«Fantasia» au FTA: pouvoir de suggestion

Ceux qui parviendront à entrer dans le jeu, à goûter chaque nuance, à jouir du moindre détail, pourraient bien passer une heure délectable en compagnie d’Agata, Dobromir, Rafal, Maria, Zofia et Adam.
Photo: Magda Hueckel Ceux qui parviendront à entrer dans le jeu, à goûter chaque nuance, à jouir du moindre détail, pourraient bien passer une heure délectable en compagnie d’Agata, Dobromir, Rafal, Maria, Zofia et Adam.

Anna Karasińska, figure montante du théâtre polonais, prend part au Festival TransAmériques pour la première fois avec Fantasia. D’un minimalisme pour le moins désarmant, l’objet scénique créé à Varsovie en 2017 risque de laisser quelques spectateurs (pourtant intrépides) dans son sillage. Ceux qui parviendront à entrer dans le jeu, à goûter chaque nuance, à jouir du moindre détail, pourraient bien passer une heure délectable en compagnie d’Agata, Dobromir, Rafał, Maria, Zofia et Adam.

Sur un plateau vide, six comédiens répondent aux consignes que la metteuse en scène fournit en direct depuis le fond de la salle. D’abord simples, puis de plus en plus complexes, les directives données en polonais (rassurez-vous, il y a des surtitres français et anglais) déclenchent des improvisations instantanées, des tableaux aigres-doux, le plus souvent muets. S’exécutant en toute sobriété, sans une once de cabotinage, les interprètes incarnent des êtres et des états, campent des relations et des situations. Ils tiennent des rôles faussement banals dans les histoires que Karasińska invente, des récits qui finissent habilement par se répondre, s’éclairer.

Alors que les consignes sont immuables, ce ne sont jamais les mêmes comédiens qui ont la tâche de les réaliser. Chaque soir, la metteuse en scène s’amuse à changer les rôles. Tout en s’apparentant à un exercice de style, à un laboratoire ou à une expérimentation, la démarche ne se limite pas à ça. Au fil de la représentation, notre regard s’attache au mouvement d’une main, d’un œil, d’un pied ou d’une bouche. Alors que les motifs se répètent, que les antagonismes se développent, qu’un bagage de références se constitue, en somme, qu’un langage commun s’édifie entre la scène et la salle, on goûte au pouvoir immense de la suggestion, un ressort éminemment théâtral, certes, mais qui est ici employé de façon admirablement radicale.

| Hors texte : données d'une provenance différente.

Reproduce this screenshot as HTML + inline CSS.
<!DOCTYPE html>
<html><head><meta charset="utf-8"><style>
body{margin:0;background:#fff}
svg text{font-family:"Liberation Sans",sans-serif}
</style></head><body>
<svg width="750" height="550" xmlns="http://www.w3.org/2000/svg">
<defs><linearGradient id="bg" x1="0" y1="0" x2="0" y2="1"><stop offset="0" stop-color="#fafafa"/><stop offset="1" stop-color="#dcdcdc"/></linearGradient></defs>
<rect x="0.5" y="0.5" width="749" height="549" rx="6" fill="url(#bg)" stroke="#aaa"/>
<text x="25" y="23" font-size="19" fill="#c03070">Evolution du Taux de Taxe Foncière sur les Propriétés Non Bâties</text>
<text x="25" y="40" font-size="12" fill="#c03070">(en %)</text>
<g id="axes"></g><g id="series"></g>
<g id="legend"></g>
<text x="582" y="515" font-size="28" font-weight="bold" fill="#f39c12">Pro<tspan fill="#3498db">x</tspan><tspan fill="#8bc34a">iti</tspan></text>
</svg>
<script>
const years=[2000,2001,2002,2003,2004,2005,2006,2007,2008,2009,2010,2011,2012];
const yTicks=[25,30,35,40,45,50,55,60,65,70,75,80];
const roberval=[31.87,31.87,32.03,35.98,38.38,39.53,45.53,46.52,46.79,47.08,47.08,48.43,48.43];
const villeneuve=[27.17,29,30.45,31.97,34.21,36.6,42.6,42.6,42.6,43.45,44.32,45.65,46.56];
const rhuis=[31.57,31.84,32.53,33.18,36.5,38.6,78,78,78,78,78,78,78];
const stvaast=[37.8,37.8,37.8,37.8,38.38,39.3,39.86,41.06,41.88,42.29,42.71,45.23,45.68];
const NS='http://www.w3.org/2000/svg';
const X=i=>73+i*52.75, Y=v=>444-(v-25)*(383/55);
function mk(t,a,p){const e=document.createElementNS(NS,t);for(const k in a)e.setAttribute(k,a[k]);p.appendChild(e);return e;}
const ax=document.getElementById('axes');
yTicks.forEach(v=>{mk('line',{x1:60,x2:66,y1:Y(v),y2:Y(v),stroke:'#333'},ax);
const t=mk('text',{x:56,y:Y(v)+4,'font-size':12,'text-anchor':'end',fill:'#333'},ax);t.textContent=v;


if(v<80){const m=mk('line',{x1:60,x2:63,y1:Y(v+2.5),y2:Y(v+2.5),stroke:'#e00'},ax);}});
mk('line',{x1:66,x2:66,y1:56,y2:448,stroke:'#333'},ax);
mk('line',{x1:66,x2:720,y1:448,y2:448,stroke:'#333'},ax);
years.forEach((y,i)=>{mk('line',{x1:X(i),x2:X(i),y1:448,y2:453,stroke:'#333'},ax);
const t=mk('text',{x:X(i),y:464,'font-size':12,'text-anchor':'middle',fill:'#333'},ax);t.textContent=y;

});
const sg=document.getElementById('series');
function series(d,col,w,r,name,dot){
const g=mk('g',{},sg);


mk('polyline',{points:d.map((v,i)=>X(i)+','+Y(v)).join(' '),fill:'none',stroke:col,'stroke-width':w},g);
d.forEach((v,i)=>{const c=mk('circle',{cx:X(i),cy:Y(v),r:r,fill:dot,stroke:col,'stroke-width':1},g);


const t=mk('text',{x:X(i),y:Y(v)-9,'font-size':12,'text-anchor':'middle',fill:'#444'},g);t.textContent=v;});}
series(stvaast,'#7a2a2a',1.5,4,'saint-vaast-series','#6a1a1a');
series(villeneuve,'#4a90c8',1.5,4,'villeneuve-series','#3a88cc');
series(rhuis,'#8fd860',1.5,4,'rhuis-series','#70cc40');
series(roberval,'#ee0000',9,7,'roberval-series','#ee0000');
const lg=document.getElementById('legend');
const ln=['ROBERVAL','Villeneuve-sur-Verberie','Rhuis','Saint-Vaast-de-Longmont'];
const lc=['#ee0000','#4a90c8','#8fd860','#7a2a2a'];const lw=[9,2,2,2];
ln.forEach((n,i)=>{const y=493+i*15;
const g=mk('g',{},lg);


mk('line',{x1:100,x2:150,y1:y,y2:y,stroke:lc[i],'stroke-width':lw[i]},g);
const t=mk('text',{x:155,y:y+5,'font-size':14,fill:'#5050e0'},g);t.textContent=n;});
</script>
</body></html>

Ainsi, ce qui prime, dans ce spectacle qu’on serait tenté de qualifier de philosophique, ce n’est pas tant ce que les comédiens font, les expressions qu’ils adoptent ou les postures qu’ils prennent. Ce qui importe, surtout, c’est ce que nous projetons sur leurs actions et leurs interactions, ce qu’elles évoquent, ce que nous reconnaissons de nous-mêmes dans leurs faits et gestes, en somme, notre manière de capter, vraiment, les signaux qu’ils émettent. Apparaissent alors dans notre théâtre mental, ou à tout le moins dans celui de votre humble serviteur, des pans entiers de la vie en société, des cœurs errants et des âmes en peine, de la cruauté et de la bienveillance, du désarroi et de l’espérance. Allez savoir ce que cette aventure pas banale pourrait bien faire naître en vous.

Fantasia

Mise en scène : Anna Karasińska. Une production de TR Warszawa. Présentée au Théâtre Centaur, à l’occasion du Festival TransAmériques, jusqu’au 26 mai. En polonais avec surtitres français et anglais.